The Creator of Systems
One of the most remarkable characteristics of Cassandre's work is its systemic dimension. He does not conceive his posters as isolated works, but as elements of a coherent language. This approach is manifested particularly in the visual identities he develops for certain brands or institutions, thus anticipating later developments in identity design.
His creation of specific typefaces (Bifur, Acier, Peignot) follows this same logic: each element – image, typography, layout – contributes to a global expressive system. This integrated approach makes Cassandre one of the precursors of global design as we know it today.
Cassandre's Legacy: A Modern View of the World
Cassandre's influence on 20th-century graphic design is considerable. His methodical approach, his acute sense of composition, and his innovative fusion between art and communication have inspired generations of visual creators.
Beyond the formal aspects, perhaps his vision of the world constitutes his most precious legacy. Cassandre offers a modern view of reality – a view that orders, structures, and synthesizes the chaos of the industrial world. His work testifies to a faith in the human intellect's ability to give form to disorder, to create beauty from technical complexity.
As Roland Barthes wrote about other modern mythologies: "Cassandre offers us a sublimated version of modernity, where technique becomes poetry and where functionality does not exclude grace."

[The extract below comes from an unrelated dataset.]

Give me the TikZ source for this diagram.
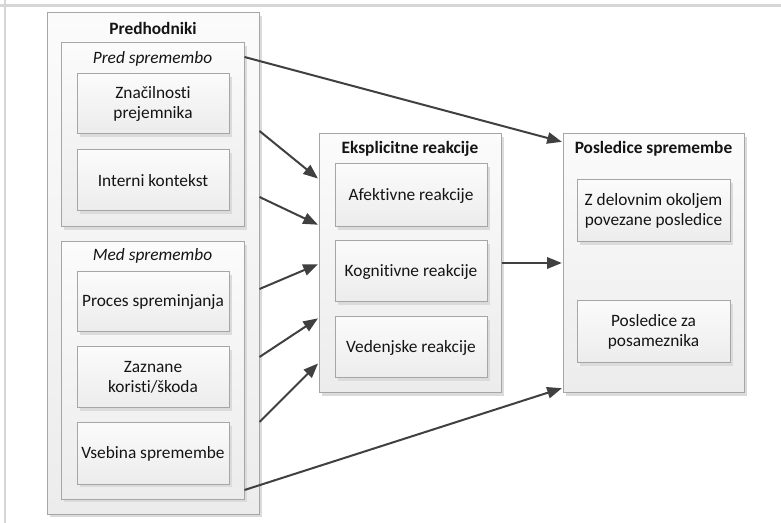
\documentclass[tikz,border=0pt]{standalone}
\usepackage{fontspec}
\setmainfont{Carlito}[Ligatures=NoCommon]
\usetikzlibrary{fit,shadows,arrows.meta}

\definecolor{frameline}{HTML}{D6D6D6}
\definecolor{boxline}{HTML}{A6A6A6}
\definecolor{boxtop}{HTML}{FBFBFB}
\definecolor{boxbottom}{HTML}{ECECEC}
\definecolor{arrowcol}{HTML}{404040}
\definecolor{textcol}{HTML}{141414}

\newcommand{\diagfont}{\fontsize{13}{15}\selectfont}

\tikzset{
  panel/.style={draw=boxline, line width=0.75pt, top color=boxtop, bottom color=boxbottom,
    inner sep=0pt,
    drop shadow={shadow xshift=2.2pt, shadow yshift=-2.2pt, fill=black!14, opacity=1}},
  label text/.style={text=textcol, align=center, inner sep=0pt},
  title/.style={text=textcol, font=\diagfont\bfseries, inner sep=0pt},
  subtitle/.style={text=textcol, font=\diagfont\itshape, inner sep=0pt},
  arr/.style={draw=arrowcol, line width=1.5pt, -{Triangle[length=11pt,width=8.5pt]}, shorten >=0.5pt}
}

\begin{document}
\begin{tikzpicture}[x=0.75pt, y=-0.75pt, font=\diagfont]
\useasboundingbox (0,0) rectangle (781,523);

% page frame (top and left rules)
\draw[frameline, line width=2.2pt] (0,5.5) -- (781,5.5);
\draw[frameline, line width=1.6pt] (5,0) -- (5,523);

% antecedents
\node[panel, fit={(47,13) (259,514)}] (pre) {};
\node[title] (preT) at (153,28) {Predhodniki};

\node[panel, fit={(61,43) (244,227)}] (before) {};
\node[subtitle] (beforeT) at (152.5,59) {Pred spremembo};
\node[panel, fit={(77,74) (229,134)}] (znac) {};
\node[label text] (znacT) at (znac.center) {Značilnosti\\prejemnika};
\node[panel, fit={(77,150) (229,211)}] (intk) {};
\node[label text] (intkT) at (intk.center) {Interni kontekst};

\node[panel, fit={(61,242) (244,499)}] (during) {};
\node[subtitle] (duringT) at (152.5,256) {Med spremembo};
\node[panel, fit={(77,272) (229,332)}] (proc) {};
\node[label text] (procT) at (proc.center) {Proces spreminjanja};
\node[panel, fit={(77,347) (229,408)}] (zazn) {};
\node[label text] (zaznT) at (zazn.center) {Zaznane\\koristi/škoda};
\node[panel, fit={(77,423) (229,484)}] (vseb) {};
\node[label text] (vsebT) at (vseb.center) {Vsebina spremembe};

% explicit reactions
\node[panel, fit={(319,134) (501,393)}] (eks) {};
\node[title] (eksT) at (410,149) {Eksplicitne reakcije};
\node[panel, fit={(335,164) (487,227)}] (afek) {};
\node[label text] (afekT) at (afek.center) {Afektivne reakcije};
\node[panel, fit={(335,241) (487,302)}] (kogn) {};
\node[label text] (kognT) at (kogn.center) {Kognitivne reakcije};
\node[panel, fit={(335,317) (487,378)}] (vede) {};
\node[label text] (vedeT) at (vede.center) {Vedenjske reakcije};

% consequences
\node[panel, fit={(563,134) (744,393)}] (pos) {};
\node[title] (posT) at (653.5,149) {Posledice spremembe};
\node[panel, fit={(577,180) (730,242)}] (zdel) {};
\node[label text] (zdelT) at (zdel.center) {Z delovnim okoljem\\povezane posledice};
\node[panel, fit={(577,301) (730,363)}] (pzap) {};
\node[label text] (pzapT) at (pzap.center) {Posledice za\\posameznika};

% connectors
\draw[arr] (before.east |- 0,57) -- (pos.west |- 0,142);
\draw[arr] (pre.east |- 0,131) -- (eks.west |- 0,179);
\draw[arr] (pre.east |- 0,197) -- (eks.west |- 0,225);
\draw[arr] (pre.east |- 0,289) -- (eks.west |- 0,264);
\draw[arr] (pre.east |- 0,357) -- (eks.west |- 0,318);
\draw[arr] (pre.east |- 0,422) -- (eks.west |- 0,363);
\draw[arr] (during.east |- 0,490) -- (pos.west |- 0,388);
\draw[arr] (eks.east |- 0,263) -- (pos.west |- 0,263);
\end{tikzpicture}
\end{document}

Cassandre, the Eye of the 20th Century
A.M.CASSANDRE brought the poster into modernity with incomparable radicality and elegance. He invented a style, a language, a method that profoundly transformed our visual environment. Thanks to him, the urban image became an artistic act in its own right, at the crossroads of graphic design, communication, and design.
Even today, his works continue to inspire creators worldwide, not only through their formal beauty but also through the conceptual intelligence that underlies them. For Cassandre did not merely sell a product – he told a vision of the world. A stylized, structured world where beauty is born from formal intelligence.
This vision, deeply humanistic despite its geometric rigor, remains surprisingly relevant. In the age of digital technology and information overload, the principles of clarity, impact, and synthesis developed by Cassandre offer valuable lessons for thinking about contemporary visual communication.
As Italo Calvino might have said in his "Six Memos for the Next Millennium": "The true value of Cassandre lies in his ability to extract lightness from heaviness, to transform complexity into clarity without ever oversimplifying."
Cassandre thus remains one of the great architects of the modern gaze, the one who gave posters their true nobility.